— start Dataset —

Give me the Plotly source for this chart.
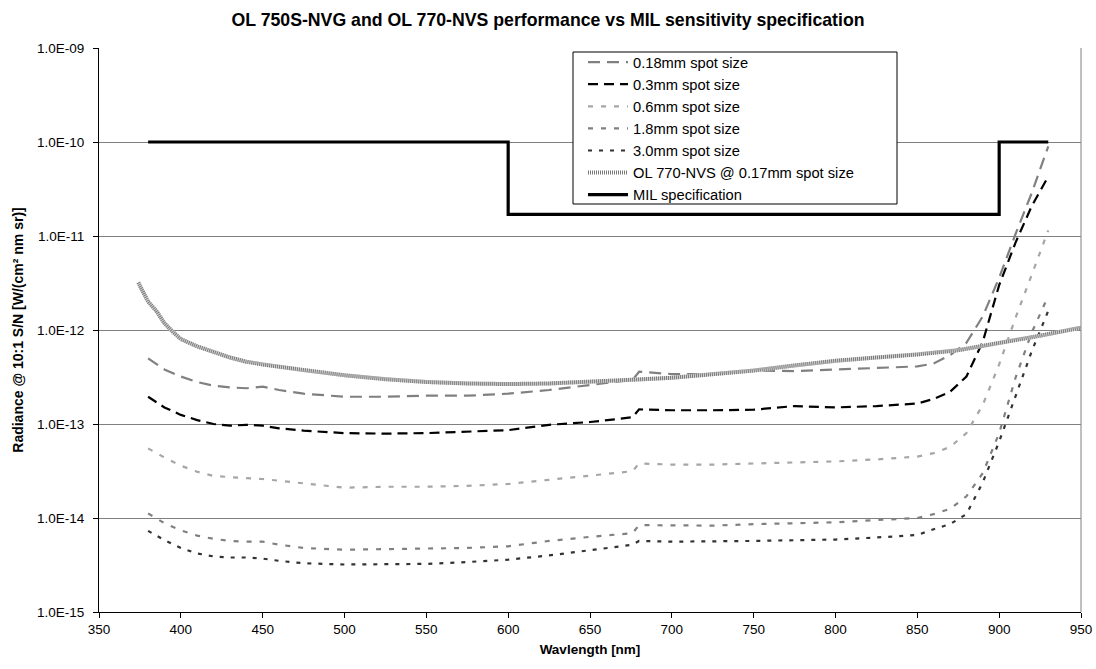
import plotly.graph_objects as go

# ---------------- data ----------------
wl = [380, 390, 400, 410, 420, 430, 440, 450, 460, 475, 500, 525, 550, 575, 600,
      625, 650, 665, 676, 680, 700, 725, 750, 775, 800, 825, 850, 860, 870, 880,
      890, 900, 910, 920, 930]

spot_018 = [5.0e-13, 3.8e-13, 3.2e-13, 2.8e-13, 2.55e-13, 2.45e-13, 2.4e-13, 2.5e-13, 2.3e-13, 2.1e-13,
            1.95e-13, 1.95e-13, 2.0e-13, 2.0e-13, 2.1e-13, 2.3e-13, 2.6e-13, 2.8e-13, 2.95e-13, 3.6e-13,
            3.4e-13, 3.4e-13, 3.7e-13, 3.65e-13, 3.8e-13, 3.95e-13, 4.1e-13, 4.4e-13, 5.4e-13, 7.3e-13,
            1.4e-12, 3.6e-12, 1.05e-11, 2.9e-11, 9.0e-11]

spot_03 = [1.95e-13, 1.5e-13, 1.25e-13, 1.1e-13, 1.0e-13, 9.6e-14, 9.8e-14, 9.6e-14, 9.0e-14, 8.5e-14,
           8.0e-14, 7.9e-14, 8.0e-14, 8.3e-14, 8.6e-14, 9.8e-14, 1.05e-13, 1.12e-13, 1.18e-13, 1.43e-13,
           1.4e-13, 1.4e-13, 1.42e-13, 1.55e-13, 1.5e-13, 1.55e-13, 1.65e-13, 1.85e-13, 2.2e-13, 3.2e-13,
           7.5e-13, 3.0e-12, 8.5e-12, 2.1e-11, 4.3e-11]

spot_06 = [5.5e-14, 4.4e-14, 3.6e-14, 3.1e-14, 2.8e-14, 2.7e-14, 2.65e-14, 2.6e-14, 2.5e-14, 2.35e-14,
           2.1e-14, 2.15e-14, 2.15e-14, 2.2e-14, 2.3e-14, 2.55e-14, 2.8e-14, 3.0e-14, 3.15e-14, 3.8e-14,
           3.7e-14, 3.7e-14, 3.8e-14, 3.9e-14, 4.0e-14, 4.2e-14, 4.5e-14, 4.9e-14, 5.7e-14, 8.0e-14,
           1.6e-13, 4.3e-13, 1.35e-12, 3.9e-12, 1.15e-11]

spot_18 = [1.12e-14, 8.8e-15, 7.4e-15, 6.5e-15, 6.0e-15, 5.7e-15, 5.6e-15, 5.6e-15, 5.2e-15, 4.8e-15,
           4.6e-15, 4.65e-15, 4.7e-15, 4.8e-15, 5.0e-15, 5.7e-15, 6.3e-15, 6.6e-15, 6.9e-15, 8.4e-15,
           8.3e-15, 8.3e-15, 8.6e-15, 8.8e-15, 9.0e-15, 9.5e-15, 1.0e-14, 1.1e-14, 1.25e-14, 1.7e-14,
           3.0e-14, 8.0e-14, 3.1e-13, 9.5e-13, 2.3e-12]

spot_30 = [7.3e-15, 5.8e-15, 4.8e-15, 4.2e-15, 3.9e-15, 3.8e-15, 3.8e-15, 3.7e-15, 3.5e-15, 3.3e-15,
           3.2e-15, 3.2e-15, 3.25e-15, 3.4e-15, 3.6e-15, 4.0e-15, 4.5e-15, 4.9e-15, 5.2e-15, 5.7e-15,
           5.6e-15, 5.6e-15, 5.7e-15, 5.8e-15, 5.9e-15, 6.2e-15, 6.6e-15, 7.6e-15, 8.6e-15, 1.1e-14,
           2.4e-14, 6.5e-14, 2.0e-13, 6.0e-13, 1.6e-12]

wl_770 = [374, 377, 380, 385, 390, 395, 400, 410, 420, 430, 440, 450, 475, 500, 525, 550, 575,
          600, 625, 650, 675, 700, 725, 750, 775, 800, 825, 850, 875, 900, 925, 950]
ol770 = [3.2e-12, 2.5e-12, 2.0e-12, 1.6e-12, 1.18e-12, 9.6e-13, 8.0e-13, 6.7e-13, 5.8e-13, 5.1e-13,
         4.6e-13, 4.3e-13, 3.75e-13, 3.3e-13, 3.0e-13, 2.8e-13, 2.7e-13, 2.66e-13, 2.7e-13, 2.8e-13,
         2.95e-13, 3.1e-13, 3.35e-13, 3.7e-13, 4.2e-13, 4.7e-13, 5.1e-13, 5.5e-13, 6.1e-13, 7.2e-13,
         8.7e-13, 1.06e-12]

mil_wl = [380, 600, 600, 900, 900, 930]
mil_spec = [1e-10, 1e-10, 1.7e-11, 1.7e-11, 1e-10, 1e-10]

x_ticks = [350, 400, 450, 500, 550, 600, 650, 700, 750, 800, 850, 900, 950]
y_tickvals = [1e-15, 1e-14, 1e-13, 1e-12, 1e-11, 1e-10, 1e-9]
y_ticktext = ["1.0E-15", "1.0E-14", "1.0E-13", "1.0E-12", "1.0E-11", "1.0E-10", "1.0E-09"]

FONT = "Liberation Sans, Arial, sans-serif"

fig = go.Figure()

fig.add_trace(go.Scatter(x=wl, y=spot_018, mode="lines", name="0.18mm spot size",
                         line=dict(color="#808080", width=2.2, dash="12px,7px")))
fig.add_trace(go.Scatter(x=wl, y=spot_03, mode="lines", name="0.3mm spot size",
                         line=dict(color="#000000", width=2.2, dash="10px,6px")))
fig.add_trace(go.Scatter(x=wl, y=spot_06, mode="lines", name="0.6mm spot size",
                         line=dict(color="#a6a6a6", width=2.2, dash="5px,8px")))
fig.add_trace(go.Scatter(x=wl, y=spot_18, mode="lines", name="1.8mm spot size",
                         line=dict(color="#808080", width=2.2, dash="5px,8px")))
fig.add_trace(go.Scatter(x=wl, y=spot_30, mode="lines", name="3.0mm spot size",
                         line=dict(color="#333333", width=2.2, dash="4px,7px")))
fig.add_trace(go.Scatter(x=wl_770, y=ol770, mode="lines", showlegend=False,
                         legendgroup="ol770", hoverinfo="skip",
                         line=dict(color="#d4d4d4", width=4)))
fig.add_trace(go.Scatter(x=wl_770, y=ol770, mode="lines", name="OL 770-NVS @ 0.17mm spot size",
                         legendgroup="ol770",
                         line=dict(color="#7a7a7a", width=4, dash="1px,1px")))
fig.add_trace(go.Scatter(x=mil_wl, y=mil_spec, mode="lines", name="MIL specification",
                         line=dict(color="#000000", width=3.2)))

L, R, T, B = 99, 1081, 48, 612
W, H = 1096, 669
pw, ph = R - L, B - T

def px_x(p):
    return (p - L) / pw

def px_y(p):
    return (B - p) / ph

shapes = [
    # right border of plot area
    dict(type="line", xref="paper", yref="paper", x0=1, x1=1, y0=0, y1=1,
         line=dict(color="#808080", width=1)),
    # legend box
    dict(type="rect", xref="paper", yref="paper", layer="above",
         x0=px_x(573), x1=px_x(897), y0=px_y(204), y1=px_y(52),
         fillcolor="white", line=dict(color="black", width=1)),
]

fig.update_layout(
    width=W, height=H,
    margin=dict(l=L, r=W - R, t=T, b=H - B, pad=0, autoexpand=False),
    paper_bgcolor="white", plot_bgcolor="white",
    font=dict(family=FONT, size=13, color="black"),
    title=dict(text="<b>OL 750S-NVG and OL 770-NVS performance vs MIL sensitivity specification</b>",
               x=0.5, xanchor="center", xref="container",
               y=1 - 20 / H, yanchor="middle", yref="container",
               font=dict(family=FONT, size=17.7, color="black")),
    showlegend=True,
    legend=dict(x=px_x(583), y=px_y(46), xanchor="left", yanchor="top",
                bgcolor="rgba(0,0,0,0)", borderwidth=0, itemwidth=40,
                font=dict(family=FONT, size=14.7, color="black"),
                tracegroupgap=0),
    shapes=shapes,
    xaxis=dict(range=[350, 950], tickvals=x_ticks, ticks="outside", ticklen=5,
               tickcolor="black", showline=True, linecolor="black", linewidth=1,
               showgrid=False, zeroline=False, automargin=False,
               tickfont=dict(family=FONT, size=13.5),
               title=dict(text="<b>Wavlength [nm]</b>", standoff=8,
                          font=dict(family=FONT, size=13.5))),
    yaxis=dict(type="log", range=[-15, -9], tickvals=y_tickvals, ticktext=y_ticktext,
               ticks="outside", ticklen=5, tickcolor="black", ticklabelstandoff=6,
               showline=True, linecolor="black", linewidth=1, automargin=False,
               showgrid=True, gridcolor="#7f7f7f", gridwidth=1, zeroline=False,
               tickfont=dict(family=FONT, size=13.5),
               title=dict(text="<b>Radiance @ 10:1 S/N [W/(cm² nm sr)]</b>", standoff=10,
                          font=dict(family=FONT, size=14))),
)

fig.write_html("out.html")
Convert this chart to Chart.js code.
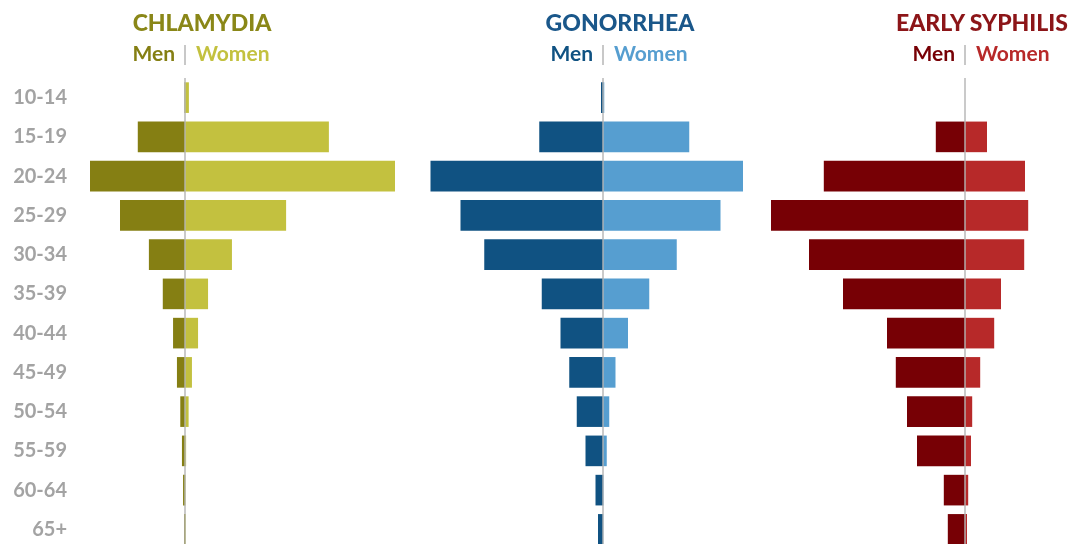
<!DOCTYPE html>
<html>
<head>
<meta charset="utf-8">
<script src="https://cdn.jsdelivr.net/npm/chart.js@4.4.1/dist/chart.umd.min.js"></script>
<style>
  html, body { margin: 0; padding: 0; background: #fff; width: 1082px; height: 544px; overflow: hidden; font-family: Lato, sans-serif; }
  canvas { position: absolute; top: 0; }
  .title { position: absolute; top: 8px; font-size: 23px; line-height: 28px; font-weight: 900; transform: translateX(-50%); white-space: nowrap; }
  .sub { position: absolute; top: 41px; font-size: 21px; line-height: 24px; font-weight: bold; white-space: nowrap; }
  .divider { position: absolute; top: 45px; width: 2px; height: 20px; background: #c8c8c8; }
</style>
</head>
<body>
<canvas id="chlamydia" width="420" height="573" style="left:0px"></canvas>
<canvas id="gonorrhea" width="340" height="573" style="left:420px"></canvas>
<canvas id="syphilis" width="322" height="573" style="left:760px"></canvas>
<script>
const ageGroups = ['10-14', '15-19', '20-24', '25-29', '30-34', '35-39', '40-44', '45-49', '50-54', '55-59', '60-64', '65+'];

// rates per 100,000
const chlamydiaMen   = [10, 850, 1710, 1170, 650, 400, 215, 145, 85, 55, 35, 18];
const chlamydiaWomen = [70, 2590, 3780, 1820, 845, 415, 235, 125, 65, 20, 10, 15];
const gonorrheaMen   = [8, 255, 690, 570, 475, 245, 170, 135, 105, 70, 30, 20];
const gonorrheaWomen = [5, 345, 560, 470, 295, 185, 100, 50, 25, 15, 2, 1];
const syphilisMen    = [0, 7.3, 35.3, 48.5, 39, 30.5, 19.5, 17.3, 14.5, 12, 5.3, 4.3];
const syphilisWomen  = [0, 5.5, 15, 15.8, 14.8, 9, 7.3, 3.8, 1.8, 1.5, 0.8, 0.5];

Chart.defaults.font.family = 'Lato, sans-serif';

const zeroLine = {
    id: 'zeroLine',
    afterDatasetsDraw(chart) {
        const { ctx, chartArea, scales } = chart;
        const x = Math.round(scales.x.getPixelForValue(0));
        ctx.save();
        ctx.strokeStyle = 'rgba(180,180,180,0.7)';
        ctx.lineWidth = 2;
        ctx.beginPath();
        ctx.moveTo(x, chartArea.top);
        ctx.lineTo(x, chartArea.bottom);
        ctx.stroke();
        ctx.restore();
    }
};

function addHeader(chart, left, name, colors) {
    const cx = left + chart.scales.x.getPixelForValue(0);
    const title = document.createElement('div');
    title.className = 'title';
    title.textContent = name;
    title.style.left = (cx + 17) + 'px';
    title.style.color = colors.title;
    document.body.appendChild(title);

    const men = document.createElement('div');
    men.className = 'sub';
    men.textContent = 'Men';
    men.style.right = (1082 - (cx - 10)) + 'px';
    men.style.color = colors.men;
    document.body.appendChild(men);

    const bar = document.createElement('div');
    bar.className = 'divider';
    bar.style.left = (cx - 1) + 'px';
    document.body.appendChild(bar);

    const women = document.createElement('div');
    women.className = 'sub';
    women.textContent = 'Women';
    women.style.left = (cx + 11) + 'px';
    women.style.color = colors.women;
    document.body.appendChild(women);
}

function makePyramid(id, left, name, men, women, colors, xMin, xMax, showLabels) {
    const ctx = document.getElementById(id).getContext('2d');
    const chart = new Chart(ctx, {
        type: 'bar',
        data: {
            labels: ageGroups,
            datasets: [
                { label: 'Men', data: men.map(v => -v), backgroundColor: colors.men },
                { label: 'Women', data: women, backgroundColor: colors.women }
            ]
        },
        options: {
            indexAxis: 'y',
            responsive: false,
            animation: false,
            layout: { padding: { top: 78, bottom: 24, left: 0, right: 0 } },
            datasets: { bar: { barPercentage: 0.78, categoryPercentage: 1, borderWidth: 0 } },
            plugins: { legend: { display: false }, tooltip: { enabled: false } },
            scales: {
                x: { display: false, stacked: true, min: xMin, max: xMax },
                y: {
                    display: showLabels,
                    stacked: true,
                    grid: { display: false },
                    border: { display: false },
                    afterFit: s => { if (showLabels) s.width = 80; },
                    ticks: {
                        padding: 5,
                        color: '#a3a3a3',
                        font: { size: 20, weight: 'bold' }
                    }
                }
            }
        },
        plugins: [zeroLine]
    });
    addHeader(chart, left, name, colors);
    return chart;
}

makePyramid('chlamydia', 0, 'CHLAMYDIA', chlamydiaMen, chlamydiaWomen,
    { title: '#8a8718', men: '#857f13', women: '#c3c13f' }, -1890, 4230, true);
makePyramid('gonorrhea', 420, 'GONORRHEA', gonorrheaMen, gonorrheaWomen,
    { title: '#1a578a', men: '#105282', women: '#569ed0' }, -732, 628, false);
makePyramid('syphilis', 760, 'EARLY SYPHILIS', syphilisMen, syphilisWomen,
    { title: '#8c1518', men: '#770005', women: '#b72929' }, -51.25, 29.25, false);
</script>
</body>
</html>
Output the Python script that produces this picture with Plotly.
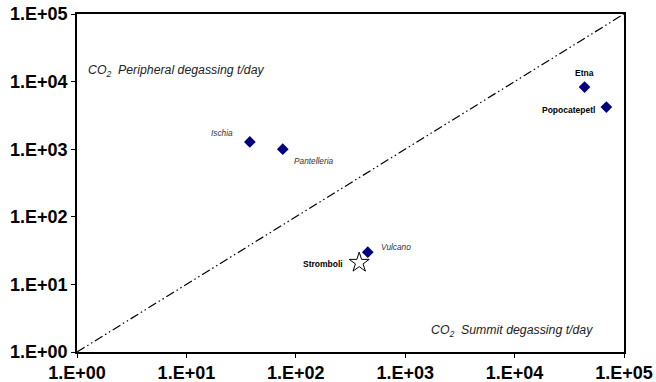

— end Dataset —

What is asked - Repeat the listing above exactly from its first line to the line containing "890, 900, 910, 920, 930]", both included, and omit the pictures.

Solution to this problem -
Give me the Plotly source for this chart.
import plotly.graph_objects as go

# ---------------- data ----------------
wl = [380, 390, 400, 410, 420, 430, 440, 450, 460, 475, 500, 525, 550, 575, 600,
      625, 650, 665, 676, 680, 700, 725, 750, 775, 800, 825, 850, 860, 870, 880,
      890, 900, 910, 920, 930]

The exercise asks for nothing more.